§ **Do this**: Omit pictures and quote the listing below line by line, from its start through the line that holds "(0,0) rectangle (1060,630);".

::::::::

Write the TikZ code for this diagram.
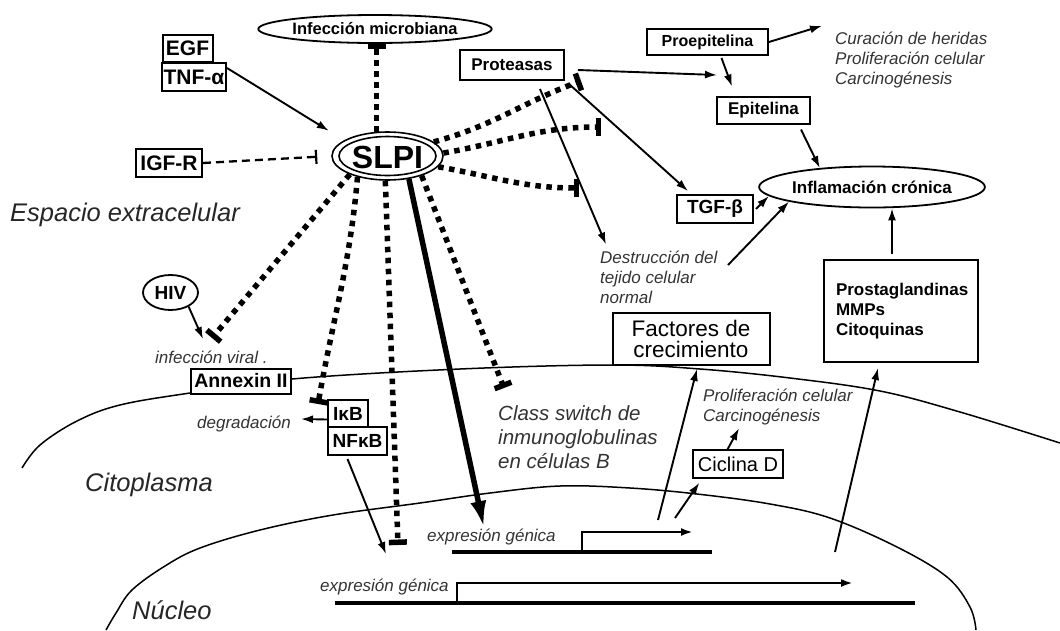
\documentclass[tikz,border=0pt]{standalone}
\usepackage{fontspec}
\setmainfont{Liberation Sans}
\usetikzlibrary{arrows.meta,shapes.geometric}
\begin{document}
\begin{tikzpicture}[x=1pt,y=-1pt,
  box/.style={draw, line width=2pt, fill=white, inner sep=0pt},
  ell/.style={ellipse, draw, line width=1.8pt, fill=white, inner sep=0pt},
  bfs/.style={font=\bfseries\fontsize{#1}{#1}\selectfont},
  lab/.style={inner sep=0pt, text=black!80, align=left, font=\itshape\fontsize{17}{20}\selectfont},
  region/.style={inner sep=0pt, text=black!85, font=\itshape\fontsize{25.5}{28}\selectfont},
  arr/.style={line width=1.9pt, -{Latex[length=12pt,width=8pt]}},
  inh/.style={line width=5.5pt, dash pattern=on 5.5pt off 5.5pt, -{Bar[width=18pt,line width=5.5pt]}},
  gene/.style={line width=3.6pt},
  prom/.style={line width=2.7pt, -{Latex[length=12pt,width=8pt]}},
  mem/.style={line width=1.5pt}]
\useasboundingbox (0,0) rectangle (1060,630);

% membranes
\draw[mem] plot[smooth, tension=0.6] coordinates {(22,468) (40,445) (77,421) (120,405) (190,393) (292,379) (460,369) (612,365) (700,369) (790,378) (880,391) (960,412) (1060,443)};
\draw[mem] plot[smooth, tension=0.6] coordinates {(106,630) (116,613) (132,590) (165,566) (200,548) (260,530) (333,515) (420,503) (490,493) (560,486) (630,488) (697,494) (770,504) (830,518) (897,547) (947,577) (970,607) (976,630)};

% region labels
\node[region, anchor=west] (esp) at (10,215) {Espacio extracelular};
\node[region, anchor=west] (cito) at (85,485) {Citoplasma};
\node[region, anchor=west] (nucl) at (132,610) {Núcleo};

% SLPI
\node[ellipse, draw, line width=1.6pt, fill=white, inner sep=0pt, minimum width=111pt, minimum height=48pt] (slpi) at (387.5,156) {};
\draw[line width=1.6pt] (slpi.center) ellipse [x radius=48.5pt, y radius=19.5pt];
\node[bfs=32, inner sep=0pt] (slpitxt) at (387.5,157) {SLPI};

% nodes
\node[ell, bfs=16.5, minimum width=205pt, minimum height=28pt] (inf) at (375,29) {Infección microbiana};
\node[box, bfs=21, minimum width=50pt, minimum height=27pt] (egf) at (187.5,48.5) {EGF};
\node[box, bfs=21, minimum width=64pt, minimum height=28pt] (tnf) at (194,77) {TNF-α};
\node[box, bfs=21, minimum width=66pt, minimum height=28pt] (igf) at (169,163) {IGF-R};
\node[box, bfs=17, minimum width=104pt, minimum height=30pt] (prot) at (512,65) {Proteasas};
\node[box, bfs=16, minimum width=121pt, minimum height=26pt] (proep) at (707.5,42) {Proepitelina};
\node[box, bfs=17, minimum width=93pt, minimum height=27pt] (epit) at (763.5,110) {Epitelina};
\node[ell, bfs=17, minimum width=219pt, minimum height=41pt] (infl) at (872,187) {Inflamación crónica};
\node[box, bfs=19, minimum width=76pt, minimum height=28pt] (tgf) at (715,209) {TGF-β};
\node[box, bfs=17, minimum width=154pt, minimum height=102pt, text width=130pt, align=left] (prost) at (901,311) {Prostaglandinas\\[3pt]MMPs\\[3pt]Citoquinas};
\node[box, font=\fontsize{22.5}{21}\selectfont, align=center, minimum width=157pt, minimum height=52pt] (fact) at (691,339) {Factores de\\crecimiento};
\node[box, line width=1.4pt, font=\fontsize{20}{20}\selectfont, minimum width=90pt, minimum height=28pt] (cic) at (738,464) {Ciclina D};
\node[ell, bfs=19, minimum width=55pt, minimum height=35pt] (hiv) at (170.5,292.5) {HIV};
\node[box, bfs=19.5, minimum width=100pt, minimum height=25pt] (annex) at (241,381) {Annexin II};
\node[box, bfs=19, minimum width=40pt, minimum height=27pt] (ikb) at (348,413.5) {IκB};
\node[box, bfs=19, minimum width=59pt, minimum height=28pt] (nfkb) at (357.5,441) {NFκB};

% italic labels
\node[lab, anchor=west] (cura) at (835,60) {Curación de heridas\\Proliferación celular\\Carcinogénesis};
\node[lab, anchor=west] (destr) at (600,277) {Destrucción del\\tejido celular\\normal};
\node[lab, anchor=west, font=\itshape\fontsize{20.5}{24}\selectfont] (class) at (498,437) {Class switch de\\inmunoglobulinas\\en células B};
\node[lab, anchor=west] (prolif) at (703,407) {Proliferación celular\\Carcinogénesis};
\node[lab, anchor=west] (infv) at (155,357) {infección viral .};
\node[lab, anchor=west] (degr) at (197,424) {degradación};
\node[lab, anchor=west] (expr1) at (427,537) {expresión génica};
\node[lab, anchor=west] (expr2) at (320,587) {expresión génica};

% free ends
\coordinate (i1) at (581,81);
\coordinate (i2) at (601,127);
\coordinate (i3) at (579,188);
\coordinate (i4) at (212,338);
\coordinate (i5) at (318,404);
\coordinate (i6) at (398,545);
\coordinate (i7) at (504,388);
\coordinate (t1) at (484,528);
\coordinate (conv) at (717,75);
\coordinate (d1) at (728,265);
\coordinate (h1) at (203,339);
\coordinate (n1) at (386,554);
\coordinate (g1s) at (452,552);
\coordinate (g1e) at (712,552);
\coordinate (g1p) at (582,552);
\coordinate (g1a) at (693,532);
\coordinate (g2s) at (335,603);
\coordinate (g2e) at (915,603);
\coordinate (g2p) at (457,603);
\coordinate (g2a) at (853,583);
\coordinate (ga) at (658,520);
\coordinate (gb) at (675,518);
\coordinate (gc) at (835,552);

% genes
\draw[gene] (g1s) -- (g1e);
\draw[prom] (g1p) |- (g1a);
\draw[gene] (g2s) -- (g2e);
\draw[prom] (g2p) |- (g2a);

% activation arrows
\draw[arr, shorten >=18pt] ([yshift=9pt]tnf.east) -- (slpi.160);
\draw[line width=2.3pt, dash pattern=on 8pt off 5pt, -{Bar[width=14pt,line width=2.2pt]}, shorten >=14pt] (igf.east) -- (slpi.west);
\draw[arr] ([xshift=13pt,yshift=-5pt]prot.east) -- (conv);
\draw[arr] ([xshift=4pt,yshift=-3pt]prot.south east) -- ([xshift=12pt,yshift=3pt]tgf.north west);
\draw[arr] ([xshift=28pt,yshift=-8pt]prot.south) -- ([xshift=6pt,yshift=6pt]destr.north west);
\draw[arr] (proep.east) -- ([xshift=-13pt,yshift=6pt]cura.north west);
\draw[arr] ([xshift=14pt,yshift=-2pt]proep.south) -- ([xshift=16pt,yshift=9pt]epit.north west);
\draw[arr] ([xshift=-10pt,yshift=-5pt]epit.south east) -- (infl.160);
\draw[arr] ([xshift=2pt]tgf.east) -- (infl.185);
\draw[arr] (d1) -- (infl.190);
\draw[arr, shorten <=5pt] ([xshift=-9pt]prost.north) -- ([xshift=-9pt]prost.north |- infl.south);
\draw[arr] (hiv.-38) -- (h1);
\draw[arr] ([yshift=-6pt]ikb.west) -- ([xshift=10pt,yshift=5pt]degr.east);
\draw[arr] ([xshift=-10pt,yshift=-3pt]nfkb.south) -- (n1);
\draw[line width=5.5pt, -{Latex[length=27pt,width=16pt]}] (slpi.-47) -- (t1);
\draw[arr] (ga) -- ([xshift=6pt,yshift=-3pt]fact.south);
\draw[arr] (gb) -- ([xshift=7pt,yshift=-4pt]cic.south west);
\draw[arr] ([xshift=-11pt,yshift=-1pt]cic.north) -- ([xshift=36pt,yshift=-3pt]prolif.south west);
\draw[arr] (gc) -- ([xshift=-23pt,yshift=-5pt]prost.south);

% inhibition lines
\draw[inh] (slpi.114) -- (slpi.114 |- inf.south);
\draw[inh] (slpi.17) to[out=15, in=200] (i1);
\draw[inh] (slpi.3) to[out=10, in=180] (i2);
\draw[inh] (slpi.-12) to[out=-10, in=180] (i3);
\draw[inh] (slpi.206) -- (i4);
\draw[inh] (slpi.215) to[out=-95, in=80] (i5);
\draw[inh] (slpi.265) -- (i6);
\draw[inh] (slpi.-30) -- (i7);
\end{tikzpicture}
\end{document}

::::::::

§ **Solution to this exercise**:
Write the TikZ code for this diagram.
\documentclass[tikz,border=0pt]{standalone}
\usepackage{fontspec}
\setmainfont{Liberation Sans}
\usetikzlibrary{arrows.meta,shapes.geometric}
\begin{document}
\begin{tikzpicture}[x=1pt,y=-1pt,
  box/.style={draw, line width=2pt, fill=white, inner sep=0pt},
  ell/.style={ellipse, draw, line width=1.8pt, fill=white, inner sep=0pt},
  bfs/.style={font=\bfseries\fontsize{#1}{#1}\selectfont},
  lab/.style={inner sep=0pt, text=black!80, align=left, font=\itshape\fontsize{17}{20}\selectfont},
  region/.style={inner sep=0pt, text=black!85, font=\itshape\fontsize{25.5}{28}\selectfont},
  arr/.style={line width=1.9pt, -{Latex[length=12pt,width=8pt]}},
  inh/.style={line width=5.5pt, dash pattern=on 5.5pt off 5.5pt, -{Bar[width=18pt,line width=5.5pt]}},
  gene/.style={line width=3.6pt},
  prom/.style={line width=2.7pt, -{Latex[length=12pt,width=8pt]}},
  mem/.style={line width=1.5pt}]
\useasboundingbox (0,0) rectangle (1060,630);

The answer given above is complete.